Mexican government officials has no immediate response. Mexico has been in negotiations with the United States over a possible plan to keep migrants in Mexico while their asylum claims are processed.

U.S. lawmakers return to Washington on Monday after the U.S. Thanksgiving holiday break and face a deadline to approve funding for the federal government before some funding runs out on Dec. 7. Trump has repeatedly threatened to shut down the federal government unless Congress pays for the wall.

Some 7,400 of the migrants are now gathered in the Mexican border state of Baja California, in the cities of Tijuana and Mexicali, and tensions had been rising in recent days amid a series of daily protests. On Sunday in Tijuana, hundreds of caravan members including women and children protested peacefully. Mexican authorities intervened, prompting a rush toward the border by some people, before U.S. agents fired tear gas.

It was not immediately clear whether those throwing objects at U.S. agents were part of the caravan, MSNBC reported.


‘TEAR GASSING FAMILIES’

Democrats and other critics called the Trump administration’s use of tear gas toward the migrants an overreaction, and blamed the administration for rejecting efforts to address larger immigration issues.

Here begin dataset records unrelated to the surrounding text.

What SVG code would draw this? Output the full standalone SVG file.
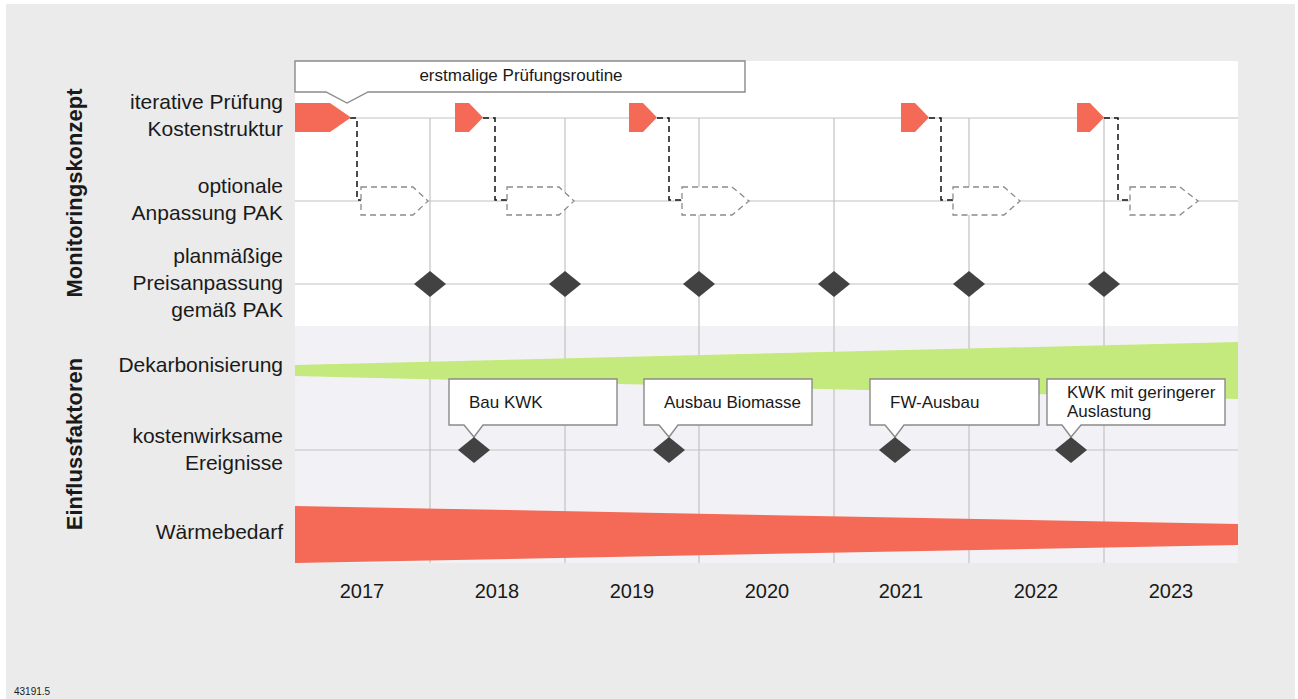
<svg xmlns="http://www.w3.org/2000/svg" width="1298" height="699" viewBox="0 0 1298 699">
<style>
text{font-family:"Liberation Sans",Arial,sans-serif;fill:#1a1a1a}
.lab{font-size:21px;text-anchor:end}
.axis{font-size:22px;font-weight:bold;text-anchor:middle}
.yr{font-size:20px;text-anchor:middle}
.ct{font-size:17px}
.grid{stroke:#c2c2c2;stroke-width:1.2;fill:none}
.red{fill:#f46a56}
.dia{fill:#424242}
.box{fill:#fff;stroke:#8a8a8a;stroke-width:1.4}
.opt{fill:#fff;stroke:#8a8a8a;stroke-width:1.3;stroke-dasharray:6 4}
.conn{fill:none;stroke:#111;stroke-width:1.5;stroke-dasharray:6 4}
</style>
<rect x="0" y="0" width="1298" height="699" fill="#fff"/>
<rect x="6" y="4" width="1289" height="695" fill="#ebebeb"/>
<rect id="panel-top" x="295" y="61" width="943" height="265" fill="#fff"/>
<rect id="panel-bottom" x="295" y="326" width="943" height="237" fill="#f2f2f6"/>

<g id="grid" class="grid">
<line x1="295" y1="118" x2="1238" y2="118"/>
<line x1="295" y1="201" x2="1238" y2="201"/>
<line x1="295" y1="284" x2="1238" y2="284"/>
<line x1="295" y1="450" x2="1238" y2="450"/>
<line x1="430" y1="118" x2="430" y2="563"/>
<line x1="565" y1="118" x2="565" y2="563"/>
<line x1="699" y1="118" x2="699" y2="563"/>
<line x1="834" y1="118" x2="834" y2="563"/>
<line x1="969" y1="118" x2="969" y2="563"/>
<line x1="1104" y1="118" x2="1104" y2="563"/>
</g>

<g id="dekarbonisierung"><polygon points="295,365 1238,342 1238,399 295,376" fill="#c4e97c"/></g>
<g id="waermebedarf"><polygon points="295,506 1238,524 1238,545 295,563" class="red"/></g>

<g id="callout-erstmalig">
<path class="box" d="M295,61 H745 V92 H368 L347,103 L326,92 H295 Z"/>
<text class="ct" x="521" y="81" text-anchor="middle">erstmalige Prüfungsroutine</text>
</g>

<g id="connectors">
<polyline class="conn" points="350,118 357,118 357,200 361,200"/>
<polyline class="conn" points="483,118 495,118 495,200 507,200"/>
<polyline class="conn" points="657,118 669,118 669,200 682,200"/>
<polyline class="conn" points="929,118 941,118 941,200 953,200"/>
<polyline class="conn" points="1104,118 1118,118 1118,200 1130,200"/>
</g>

<g id="pruefung">
<polygon class="red" points="295,103 330,103 351,117.5 330,132 295,132"/>
<polygon class="red" points="455,103 469,103 483,117.5 469,132 455,132"/>
<polygon class="red" points="629,103 643,103 657,117.5 643,132 629,132"/>
<polygon class="red" points="901,103 915,103 929,117.5 915,132 901,132"/>
<polygon class="red" points="1077,103 1090,103 1104,117.5 1090,132 1077,132"/>
</g>

<g id="anpassung">
<polygon class="opt" points="361,187 413,187 428,201 413,215 361,215"/>
<polygon class="opt" points="507,187 559,187 574,201 559,215 507,215"/>
<polygon class="opt" points="682,187 732,187 749,201 732,215 682,215"/>
<polygon class="opt" points="953,187 1004,187 1020,201 1004,215 953,215"/>
<polygon class="opt" points="1130,187 1180,187 1198,201 1180,215 1130,215"/>
</g>

<g id="preisanpassung">
<polygon class="dia" points="430,271 446,284 430,297 414,284"/>
<polygon class="dia" points="565,271 581,284 565,297 549,284"/>
<polygon class="dia" points="699,271 715,284 699,297 683,284"/>
<polygon class="dia" points="834,271 850,284 834,297 818,284"/>
<polygon class="dia" points="969,271 985,284 969,297 953,284"/>
<polygon class="dia" points="1104,271 1120,284 1104,297 1088,284"/>
</g>

<g id="event-bau-kwk">
<path class="box" d="M449,379 H617 V425 H483 L474,437 L464,425 H449 Z"/>
<text class="ct" x="469" y="408">Bau KWK</text>
<polygon class="dia" points="474,437 490,450 474,463 458,450"/>
</g>
<g id="event-biomasse">
<path class="box" d="M644,379 H812 V425 H678 L669,437 L659,425 H644 Z"/>
<text class="ct" x="664" y="408">Ausbau Biomasse</text>
<polygon class="dia" points="669,437 685,450 669,463 653,450"/>
</g>
<g id="event-fw">
<path class="box" d="M870,379 H1039 V425 H904 L895,437 L885,425 H870 Z"/>
<text class="ct" x="890" y="408">FW-Ausbau</text>
<polygon class="dia" points="895,437 911,450 895,463 879,450"/>
</g>
<g id="event-kwk-auslastung">
<path class="box" d="M1047,379 H1225 V425 H1081 L1071,437 L1062,425 H1047 Z"/>
<text class="ct" x="1067" y="398">KWK mit geringerer</text>
<text class="ct" x="1067" y="417">Auslastung</text>
<polygon class="dia" points="1071,437 1087,450 1071,463 1055,450"/>
</g>

<g id="labels">
<text class="lab" x="283" y="109">iterative Prüfung</text>
<text class="lab" x="283" y="136">Kostenstruktur</text>
<text class="lab" x="283" y="193">optionale</text>
<text class="lab" x="283" y="220">Anpassung PAK</text>
<text class="lab" x="283" y="263">planmäßige</text>
<text class="lab" x="283" y="290">Preisanpassung</text>
<text class="lab" x="283" y="317">gemäß PAK</text>
<text class="lab" x="283" y="372">Dekarbonisierung</text>
<text class="lab" x="283" y="443">kostenwirksame</text>
<text class="lab" x="283" y="470">Ereignisse</text>
<text class="lab" x="283" y="539">Wärmebedarf</text>
</g>

<g id="group-labels">
<text class="axis" transform="translate(82,193) rotate(-90)">Monitoringskonzept</text>
<text class="axis" transform="translate(82,444) rotate(-90)">Einflussfaktoren</text>
</g>

<g id="years">
<text class="yr" x="362" y="598">2017</text>
<text class="yr" x="497" y="598">2018</text>
<text class="yr" x="632" y="598">2019</text>
<text class="yr" x="767" y="598">2020</text>
<text class="yr" x="901" y="598">2021</text>
<text class="yr" x="1036" y="598">2022</text>
<text class="yr" x="1171" y="598">2023</text>
</g>

<text x="14" y="695" font-size="10">43191.5</text>
</svg>
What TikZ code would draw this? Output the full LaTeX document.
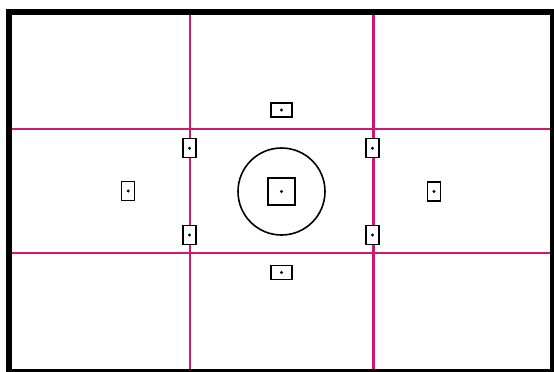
\documentclass[tikz,border=0pt]{standalone}
\usepackage{tikz}
\definecolor{grid}{RGB}{208,24,112}
\tikzset{
  af/.style={draw=black, line width=1.3pt, rectangle, inner sep=0pt, fill=white},
  afv/.style={af, minimum width=13pt, minimum height=19pt},
  afh/.style={af, minimum width=21pt, minimum height=14pt},
  afc/.style={af, minimum width=27pt, minimum height=27pt},
  dotc/.style={fill=black, circle, inner sep=0pt, minimum size=3.2pt},
  gridline/.style={draw=grid, line width=2.2pt}
}
\begin{document}
\begin{tikzpicture}[x=1pt,y=-1pt]
\useasboundingbox (0,0) rectangle (554,372);
\fill[white] (0,0) rectangle (554,372);
% frame
\fill[black] (6,9) rectangle (554,372);
\fill[white] (12,15) rectangle (550,369);
% grid lines
\coordinate (v1t) at (190,15); \coordinate (v1b) at (190,369);
\coordinate (v2t) at (373.5,15); \coordinate (v2b) at (373.5,369);
\coordinate (h1l) at (12,129); \coordinate (h1r) at (550,129);
\coordinate (h2l) at (12,253); \coordinate (h2r) at (550,253);
\draw[gridline] (v1t) -- (v1b);
\draw[gridline] (v2t) -- (v2b);
\draw[gridline] (h1l) -- (h1r);
\draw[gridline] (h2l) -- (h2r);
% circle
\node[draw=black, line width=1.6pt, circle, minimum size=87pt, inner sep=0pt] (ring) at (281.5,191.5) {};
% AF points
\node[afc] (c) at (281.5,191.5) {};
\node[afh] (t) at (281.5,110) {};
\node[afh] (b) at (281.5,272.5) {};
\node[afv] (lt) at (189.5,148.3) {};
\node[afv] (lb) at (189.5,235) {};
\node[afv] (rt) at (372.5,148.3) {};
\node[afv] (rb) at (372.5,235) {};
\node[afv] (l) at (128.3,191) {};
\node[afv] (r) at (434,191.5) {};
\foreach \n in {c,t,b,lt,lb,rt,rb,l,r}{
  \node[dotc] (d\n) at (\n.center) {};
}
\end{tikzpicture}
\end{document}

“Tear gassing families seems unnecessary,” Lee Gelernt, the deputy director of the ACLU Immigrants’ Rights Project, told CNN.

For weeks before the Nov. 6 congressional elections, Trump raised the alarm about the migrant caravans and ordered some 5,800 U.S. troops to the border to support border patrol agents. Critics said this was aimed largely at bringing the immigration issue to the fore with his core supporters.

The president now has just a few weeks left to push his fellow Republicans, who currently control both chambers of Congress, to make good on funding the proposed wall before Democrats take control of the U.S. House of Representatives in January following their election gains.


Democrats in Congress want more comprehensive immigration reform in addition to additional border security, but strongly oppose Trump’s wall.

“The time is long overdue for Congress and this president to say we need comprehensive immigration reform,” U.S. Senator Bernie Sanders, an independent who caucuses with the Democrats, told “CBS This Morning.” U.S. authorities need to “minimize the level of force that is being used,” he added.

U.S. Senator Angus King, another independent, told the Hugh Hewitt syndicated radio program on Monday the wall did not appear to be a high priority for Republicans or Democrats in Congress.

Republican U.S. Senator Joni Ernst told CNN on Sunday she did not want a government shutdown but that “we’re seeing results” from Trump’s efforts on asylum seekers.